Otras la cocinan al horno y preparan con ella lasañas, tacos o incluso trufas de chocolate. «Me pareció buena idea, porque tiendo a olvidarme de tomar mis vitaminas y ese no será el caso con el chocolate», bromeó Melissa, madre de tres niños en Maryland (este).
La mayoría, sin embargo, la consume en cápsulas. Por 270 dólares, Claudia Booker, una matrona de 65 años con el pelo rapado y las orejas tatuadas, seca y encapsula la placenta de sus pacientes. Desde hace seis años, su idea ha sido ayudar a algunas mujeres a atravesar esta etapa después de la cual muchas se sienten como «máquinas usadas».
– Olor a sangre fría –
«Las cápsulas estimulan la liberación de prolactina responsable de la producción de leche», afirma Claudia Booker, mientras prepara placenta en el fregadero de su cocina en Washington. La limpia, la presiona para exprimir la mayor cantidad posible de sangre y luego la dispone en una simple cesta de vapor, como las que usan los acupunturistas. Según ella, durante este período en el que las madres pueden sentir fatiga extrema o depresión, estas cápsulas «participan en la estabilización de los niveles sanguíneos y hormonales».
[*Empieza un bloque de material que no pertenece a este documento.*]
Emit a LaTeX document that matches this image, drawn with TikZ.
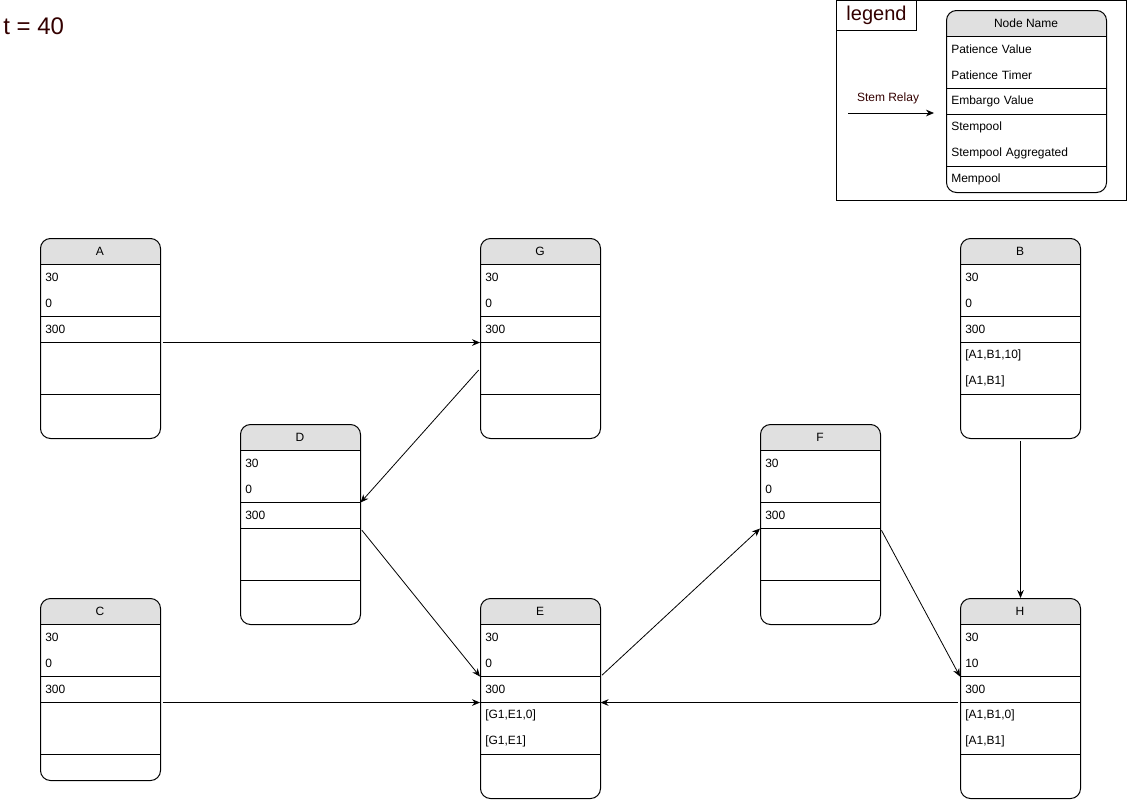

Mientras habla, su casa se llena de un fuerte olor a sangre cocida. Tras una hora al fuego, Booker corta la placenta en trozos que coloca en un deshidratador durante una noche, luego muele las tiras secas en un molinillo de café y, con el polvo marrón que obtiene, rellena decenas de grageas.
Si bien la ciencia reconoce los beneficios hormonales y nutritivos de la placenta en el útero, no existe ningún estudio científico exitoso que demuestre los beneficios de la placentofagia entre los humanos, destaca Daniel Benyshek, antropólogo de Salud de la Universidad de Nevada (oeste).
Tampoco existe una cifra oficial que dé cuenta de la cantidad de adeptas a esta práctica, que nació en los años ’70 en Estados Unidos pero también tiene sus fieles devotas en Europa y Latinoamérica.
Un estudio hecho a principios del siglo XX y otro de los años ’50 muestran los supuestos beneficios de la ingestión de placenta para la producción y calidad de leche materna, pero los protocolos con los que se hicieron no fueron muy rigurosos y no tienen valor, afirmó Benyshek.
Las mujeres que realizan esta práctica suelen calificar la experiencia como positiva, pero si no se hacen tales sondeos junto a un grupo de control, tampoco son científicamente válidos, porque las madres que comen su placenta están predispuestas a notar sus supuestos beneficios.
Daniel Benyshek afirma que publicará este verano el primer estudio verdaderamente científico sobre el tema, realizado con base en 30 mujeres.